Why specify twice that the base model is not trainable?

For transfer learning, we specify:

base_model.trainable = False

Why do we also need to pass training=False when calling the base_model?

@Meir, can you be more specific as to where you saw this setting to base_mode.trainable? Was it an assignment?

In transfer learning you want to use an existing trained model, for tasks that were not necessarily close to those the model was trained for. You want to use the same weights the model already converged to for predicting what interests you. But, you would like to adjust some of the model weights, since the predicting task is not quite the same. Or, you would maybe like to add layers to the model and train only those with your data.
The way to do this in TensorFlow is to “freeze” model weights by setting them to “untrainable”. You can do this for the entire model, or for parts of it. More on this on TensorFlow great documentation: Transfer learning and fine-tuning  |  TensorFlow Core.

The pre-trained model might have been be trained for more general/broader use case. Further these pre-trained models have lot more layers and the learning process(back-propagation) will take lot of time and resource as it has to learn many parameters(weights and biases).

To solve a specific use case at hand, transfer learning helps us to augment the existing model’s knowledge with our task specific learnable parameters by reusing the knowledge of most of the learned parameters in the existing model.

The primary way to achieve this is to use most of the existing layers(weights, biases, activations) as per the base model and append additional layers(primarily output layer) as per the current task. In some cases, few of the layers in the existing model also can be relearned (during back propagation).
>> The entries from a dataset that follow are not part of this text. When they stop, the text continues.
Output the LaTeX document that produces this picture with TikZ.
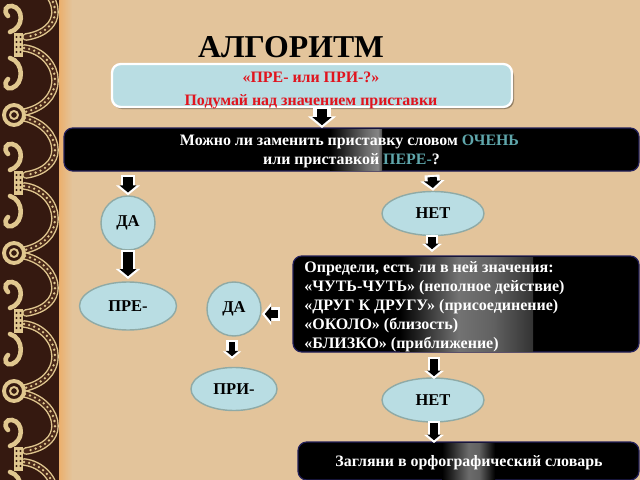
\documentclass[tikz,border=0pt]{standalone}
\usepackage{fontspec}
\setmainfont{Liberation Serif}
\usetikzlibrary{shapes.geometric,arrows.meta}

\definecolor{tanback}{HTML}{E3C49B}
\definecolor{oval}{HTML}{B9DDE3}
\definecolor{ovaledge}{HTML}{8FAAA6}
\definecolor{ornback}{HTML}{351910}
\definecolor{orngold}{HTML}{E0C78F}
\definecolor{orndark}{HTML}{5A3420}
\definecolor{tealword}{HTML}{5FA6AB}
\definecolor{navyedge}{HTML}{23205A}
\definecolor{redword}{HTML}{E0141E}

% stops run from 25bp to 75bp across the filled strip
\pgfdeclarehorizontalshading{askband}{100bp}{color(0bp)=(black); color(25bp)=(black); color(60bp)=(black!58); color(71bp)=(black!48); color(75bp)=(black!70); color(100bp)=(black)}
\pgfdeclarehorizontalshading{meaningband}{100bp}{color(0bp)=(black); color(25bp)=(black); color(47bp)=(black!55); color(60bp)=(black!62); color(75bp)=(black!80); color(100bp)=(black)}
\pgfdeclarehorizontalshading{dictband}{100bp}{color(0bp)=(black); color(25bp)=(black); color(50bp)=(black!58); color(60bp)=(black!62); color(75bp)=(black); color(100bp)=(black)}

\tikzset{
  roundoval/.style={ellipse,draw=ovaledge,fill=oval,line width=0.8pt,inner sep=0pt,font=\bfseries\fontsize{9.4}{11}\selectfont},
  darkbox/.style={rectangle,rounded corners=5pt,draw=navyedge,fill=black,line width=0.7pt,inner sep=0pt},
  boxtext/.style={text=white,inner sep=0pt,font=\bfseries\fontsize{9.05}{10.8}\selectfont},
  redtext/.style={text=redword,font=\bfseries\fontsize{9.05}{10}\selectfont},
  whitepart/.style={draw=white,line width=8.5pt*#1,-{Triangle[width=13.6pt*#1,length=5.7pt*#1]}},
  blackpart/.style={draw=black,line width=5.2pt*#1,shorten >=1.6pt,shorten <=1.2pt,-{Triangle[width=9.4pt*#1,length=4pt*#1]}},
  orncurve/.style={line width=4.4pt,draw=orngold,line cap=round,
    postaction={draw=orndark!60!ornback,line width=2.8pt},
    postaction={draw=orngold,line width=1.5pt,dash pattern=on 0pt off 3pt}},
  ornhook/.style={line width=2.6pt,draw=orngold,line cap=round}
}
\newcommand{\blockarrow}[3][1]{
  \draw[whitepart=#1] #2 -- #3;
  \draw[blackpart=#1] #2 -- #3;
}

\begin{document}
\begin{tikzpicture}[x=0.02cm,y=-0.02cm]
	\useasboundingbox (0,0) rectangle (640,480);
	\fill[tanback] (0,0) rectangle (640,480);

	% border
	\fill[ornback] (0,0) rectangle (59,480);
	\fill[left color=orange!30!tanback,right color=tanback] (59,0) rectangle (72,480);
	\begin{scope}
	\clip (1,0) rectangle (59,480);
	\foreach \row in {-1,0,1,2,3} {
	  \begin{scope}[yshift=-\row*138*0.02cm]
	    \draw[orncurve] (24,48) .. controls (42,50) and (55,65) .. (55,80) .. controls (55,97) and (42,108) .. (25,112);
	    \draw[orncurve] (25,118) .. controls (42,122) and (55,135) .. (55,150) .. controls (55,162) and (45,172) .. (26,175);
	    \draw[ornhook] (10,58) .. controls (24,62) and (24,84) .. (12,88) .. controls (6,90) and (3,84) .. (8,79);
	    \draw[ornhook] (10,32) .. controls (24,28) and (24,8) .. (12,6) .. controls (6,5) and (3,11) .. (8,16);
	    \fill[orngold] (14,33) rectangle (23,57);
	    \foreach \dotrow in {37,42,47,52}
	      \fill[ornback] (16.5,\dotrow) circle (0.7pt) (20.5,\dotrow) circle (0.7pt);
	    \draw[orngold,line width=2.2pt,fill=ornback] (14,115) circle (10);
	    \draw[orngold,line width=1.1pt] (14,115) circle (4);
	  \end{scope}
	}
	\end{scope}

	\node (title) at (291,47) {\bfseries\fontsize{18.1}{20}\selectfont АЛГОРИТМ};

	\fill[tanback!65!black,rounded corners=5pt] (113,67) rectangle (514,109);
	\node (topbox) [rectangle,rounded corners=5pt,draw=white,fill=oval,line width=1.3pt,inner sep=0pt,
	  minimum width=400*0.02cm,minimum height=43*0.02cm] at (312,85.5) {};
	\node (toptext1) [redtext] at (311,77) {«ПРЕ- или ПРИ-?»};
	\node (toptext2) [redtext] at (311,102) {Подумай над значением приставки};

	\node (ask) [darkbox,minimum width=575*0.02cm,minimum height=43*0.02cm] at (351.5,149.5) {};
	\shade[shading=askband] (330,129) rectangle (382,170);
	\node (asktext) [boxtext,align=center] at (351.5,151)
	  {Можно ли заменить приставку словом \textcolor{tealword}{ОЧЕНЬ}\hspace*{2.3pt}\\или приставкой \textcolor{tealword}{ПЕРЕ-}?};

	\node (yesone) [roundoval,minimum width=54*0.02cm,minimum height=54*0.02cm] at (128,223) {ДА};
	\node (noone) [roundoval,minimum width=102*0.02cm,minimum height=44*0.02cm] at (433,213.5) {НЕТ};

	\node (meaning) [darkbox,minimum width=346*0.02cm,minimum height=96*0.02cm] at (466,304) {};
	\shade[shading=meaningband] (400,257) rectangle (533,351);
	\node (meaningtext) [boxtext,anchor=west,align=left,font=\bfseries\fontsize{9.1}{10.8}\selectfont] at (304,306.5)
	  {Определи, есть ли в ней значения:\\«ЧУТЬ-ЧУТЬ» (неполное действие)\\«ДРУГ К ДРУГУ» (присоединение)\\«ОКОЛО» (близость)\\«БЛИЗКО» (приближение)};

	\node (pre) [roundoval,minimum width=97*0.02cm,minimum height=48*0.02cm] at (128,306) {ПРЕ-};
	\node (yestwo) [roundoval,minimum width=54*0.02cm,minimum height=54*0.02cm] at (234,309) {ДА};
	\node (pri) [roundoval,minimum width=86*0.02cm,minimum height=43*0.02cm] at (234,389) {ПРИ-};
	\node (notwo) [roundoval,minimum width=102*0.02cm,minimum height=44*0.02cm] at (433,400) {НЕТ};

	\node (dict) [darkbox,minimum width=341*0.02cm,minimum height=38*0.02cm] at (468.5,461) {};
	\shade[shading=dictband] (442,443) rectangle (495,479);
	\node (dicttext) [boxtext] at (469,463) {Загляни в орфографический словарь};

	\coordinate (topstart) at (322,107);
	\coordinate (topend) at (322,128);
	\coordinate (askyes) at (128,175);
	\coordinate (askno) at (432,175);
	\coordinate (yespre) at (128,250);
	\coordinate (yespreend) at (128,279);
	\coordinate (nomean) at (432,235);
	\coordinate (nomeanend) at (432,252);
	\coordinate (meetleft) at (280,314);
	\coordinate (meetright) at (262,314);
	\coordinate (yespri) at (232,340);
	\coordinate (yespriend) at (232,359);
	\coordinate (meanno) at (434,357);
	\coordinate (meannoend) at (434,379);
	\coordinate (nodict) at (434,421);
	\coordinate (nodictend) at (434,443);

	\blockarrow[1.15]{(topstart)}{(topend)}
	\blockarrow{(askyes)}{(yesone.north)}
	\blockarrow{(askno)}{(noone.north)}
	\blockarrow{(yespre)}{(yespreend)}
	\blockarrow[0.8]{(nomean)}{(nomeanend)}
	\blockarrow[0.9]{(meetleft)}{(meetright)}
	\blockarrow[0.75]{(yespri)}{(yespriend)}
	\blockarrow[0.8]{(meanno)}{(meannoend)}
	\blockarrow[0.8]{(nodict)}{(nodictend)}
\end{tikzpicture}
\end{document}
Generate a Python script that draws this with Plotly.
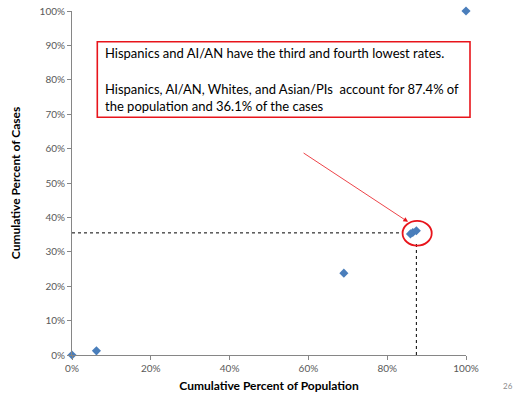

When used this way, the knowledge(trained parameters and activations) of the existing model can be preserved using base_model.trainable = False in tensorflow(keras). This ensures that, the new training will not modify these existing parameters during back-propagation. Only the newly added or configured weights and biases will be updated during the back propagation. This reduces the training time as only few parameters in the mostly deeper layers closer to the output are relearned.

Further while freezing the pre-trained model, there are 2 options

  1. freeze the complete existing model by setting base_model.trainable = False
  2. freeze the specific layers of the existing model using
for layer in model.layers:
    layer.trainable = False
  1. Only certain specific layers can be freezed using the layer.trainable attribute.

Or Did you mean about the using trainable and compile? If so, the discussion in this thread can help: Incorrect number of Total Parameters when Loading a Saved Model with Trainable = False · Issue #37531 · tensorflow/tensorflow · GitHub

Note: In addition to the excellent course by deeplearning.ai team, there are few other references that can solidify these understandings. Assuming its not a violation of policy, please find the following resources which will be useful for anyone learning ML/DL:

  1. 3Blue1Brown:
    1.1 NN: Neural networks - YouTube
    1.2: Linear Algebra: Vectors | Essence of linear algebra, chapter 1 - YouTube
    1.3: Differential calculus: The Essence of Calculus, Chapter 1 - YouTube

  2. DeepLizard: https://youtu.be/3ou0KYtDlOI?list=PLZbbT5o_s2xrwRnXk_yCPtnqqo4_u2YGL&t=499

Moderators, the intent for sharing these links are only for education purpose and i don’t have any financial or other gains with the above shared channels. If you find it as violation, please remove these references.

I refer to the given code in the second assignment of Week 2 of Course 4.

Dear all,

I reiterate Meir’s question, since none of the answers answered it.

Re Course 4, W2, 2nd assignment.

Why need these 2 statements to specify the weights should not be altered by further training:

  1. base_model.trainable = None
  2. x = base_model(none, training = None)

Thank you.

Dear all,

I think I found the answer myself in this link:


Good point.

Dropout, BatchNormalization,… many layers change behavior by this “training” flag.

And, one potential problem in the assignment C4W2A2 is, data augmentation functions are also “training” flag dependent. It transforms the image in the training phase, and does not in the prediction (inference) phase. And, if training flag is not explicitly set, then, Keras determines the mode with checking some environment. In the worst case, it works unexpectedly.

In C4W2A2, there is one cell to pick 9 images to see data augmentations. If you see identical images, then, set “training=True”. Then, data augmentation should work. (and vise versa)

Just my two cents…

Thank you Nobu, for your always valuable contribution!